## Instructions to follow:
Take the listing from its first line through the line that contains "import pandas as pd" and please retype those lines exactly, leaving out the pictures.

## Data:
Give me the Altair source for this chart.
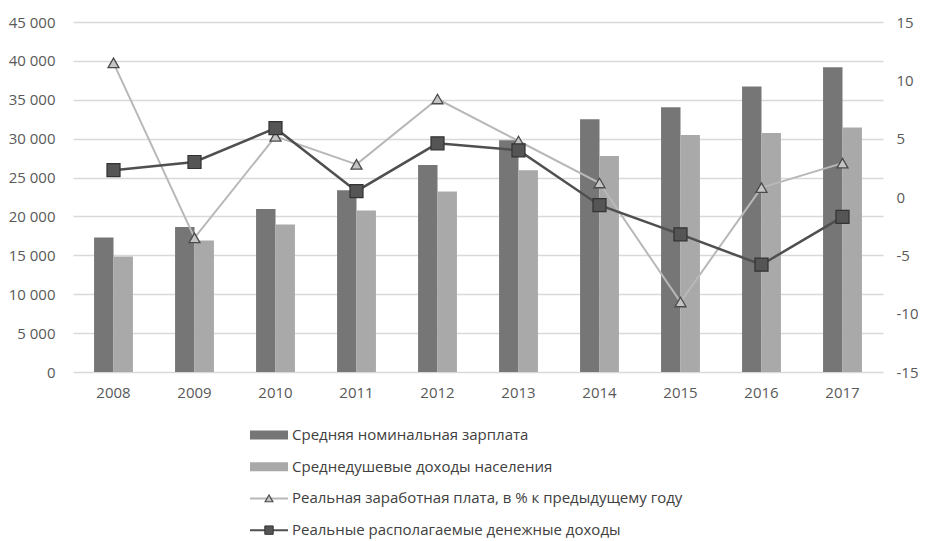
import altair as alt
import pandas as pd

years = ["2008", "2009", "2010", "2011", "2012", "2013", "2014", "2015", "2016", "2017"]
wage = [17290, 18640, 20950, 23370, 26630, 29790, 32500, 34030, 36710, 39170]
income = [14860, 16900, 18960, 20780, 23220, 25930, 27770, 30470, 30740, 31420]
real_wage = [11.5, -3.5, 5.2, 2.8, 8.4, 4.8, 1.2, -9.0, 0.8, 2.9]
real_income = [2.3, 3.0, 5.9, 0.5, 4.6, 4.0, -0.7, -3.2, -5.8, -1.7]

names = [
    "Средняя номинальная зарплата",
    "Среднедушевые доходы населения",
    "Реальная заработная плата, в % к предыдущему году",
    "Реальные располагаемые денежные доходы",
]
colors = ["#767676", "#a9a9a9", "#b8b8b8", "#4f4f4f"]

FONT = "Open Sans"
TXT = "#595959"

bars_df = pd.DataFrame(
    {"year": years * 2, "series": [names[0]] * 10 + [names[1]] * 10, "value": wage + income}
)
rw_df = pd.DataFrame({"year": years, "series": names[2], "value": real_wage})
ri_df = pd.DataFrame({"year": years, "series": names[3], "value": real_income})

xscale = alt.Scale(paddingInner=0.52, paddingOuter=0.26)
xaxis = alt.Axis(
    title=None, labelAngle=0, ticks=False, domain=False, labelFontSize=15,
    labelColor=TXT, labelPadding=13, labelFont=FONT,
)
W, H = 810, 350

bars = alt.Chart(bars_df).mark_bar().encode(
    x=alt.X("year:O", scale=xscale, axis=xaxis),
    xOffset=alt.XOffset("series:N", sort=names[:2]),
    y=alt.Y(
        "value:Q",
        scale=alt.Scale(domain=[0, 45000]),
        axis=alt.Axis(
            title=None, values=list(range(0, 45001, 5000)), domain=False, ticks=False,
            labelPadding=18, labelFontSize=15, labelColor=TXT, labelFont=FONT,
            gridColor="#d9d9d9", gridWidth=1.5,
            labelExpr="replace(format(datum.value, ','), ',', ' ')",
        ),
    ),
    color=alt.Color("series:N", scale=alt.Scale(domain=names[:2], range=colors[:2]), legend=None),
)

ry = alt.Y(
    "value:Q",
    scale=alt.Scale(domain=[-15, 15]),
    axis=alt.Axis(
        title=None, orient="right", values=list(range(-15, 16, 5)), grid=False,
        domain=False, ticks=False, labelPadding=13, labelFontSize=15,
        labelColor=TXT, labelFont=FONT, labelExpr="datum.value + ''",
    ),
)
xl = alt.X("year:O", scale=xscale, axis=xaxis)

rw_line = alt.Chart(rw_df).mark_line(color=colors[2], strokeWidth=2).encode(x=xl, y=ry)
rw_pts = alt.Chart(rw_df).mark_point(
    shape="triangle-up", filled=True, fill="#c4c4c4", stroke="#4a4a4a",
    strokeWidth=1.3, size=120, opacity=1,
).encode(x=xl, y=ry)
ri_line = alt.Chart(ri_df).mark_line(color=colors[3], strokeWidth=2.5).encode(x=xl, y=ry)
ri_pts = alt.Chart(ri_df).mark_point(
    shape="square", filled=True, fill="#555555", stroke="#333333",
    strokeWidth=1.2, size=170, opacity=1,
).encode(x=xl, y=ry)

top = alt.layer(bars, alt.layer(rw_line, ri_line, rw_pts, ri_pts)).resolve_scale(
    y="independent"
).properties(width=W, height=H)

# legend
leg_df = pd.DataFrame({"series": names, "kind": ["bar", "bar", "tri", "sq"]})
ly = alt.Y("series:N", sort=names, axis=None, scale=alt.Scale(type="point", padding=0.5))
lcol = alt.Color("series:N", scale=alt.Scale(domain=names, range=colors), legend=None)
LX = 177
leg_base = alt.Chart(leg_df)
sw_bar = leg_base.transform_filter("datum.kind == 'bar'").mark_rule(
    strokeWidth=9, strokeCap="butt"
).encode(x=alt.value(LX), x2=alt.value(LX + 38), y=ly, color=lcol)
sw_line = leg_base.transform_filter("datum.kind != 'bar'").mark_rule(
    strokeWidth=2
).encode(x=alt.value(LX), x2=alt.value(LX + 38), y=ly, color=lcol)
sw_tri = leg_base.transform_filter("datum.kind == 'tri'").mark_point(
    shape="triangle-up", filled=True, fill="#c4c4c4", stroke="#4a4a4a",
    strokeWidth=1.2, size=60, opacity=1,
).encode(x=alt.value(LX + 19), y=ly)
sw_sq = leg_base.transform_filter("datum.kind == 'sq'").mark_point(
    shape="square", filled=True, fill="#555555", stroke="#333333",
    strokeWidth=1, size=70, opacity=1,
).encode(x=alt.value(LX + 19), y=ly)
txt = leg_base.mark_text(
    align="left", baseline="middle", fontSize=15, color="#404040", font=FONT
).encode(x=alt.value(LX + 42), y=ly, text="series:N")

legend = alt.layer(sw_bar, sw_line, sw_tri, sw_sq, txt).properties(width=W, height=127)

chart = alt.vconcat(top, legend, spacing=19).resolve_scale(color="independent").properties(
    padding={"left": 0, "top": 7, "right": 0, "bottom": 0}
).configure(font=FONT).configure_view(stroke=None)

chart.save("out.html", embed_options={"renderer": "svg", "actions": False})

## Output:
Give me the Altair source for this chart.
import altair as alt
import pandas as pd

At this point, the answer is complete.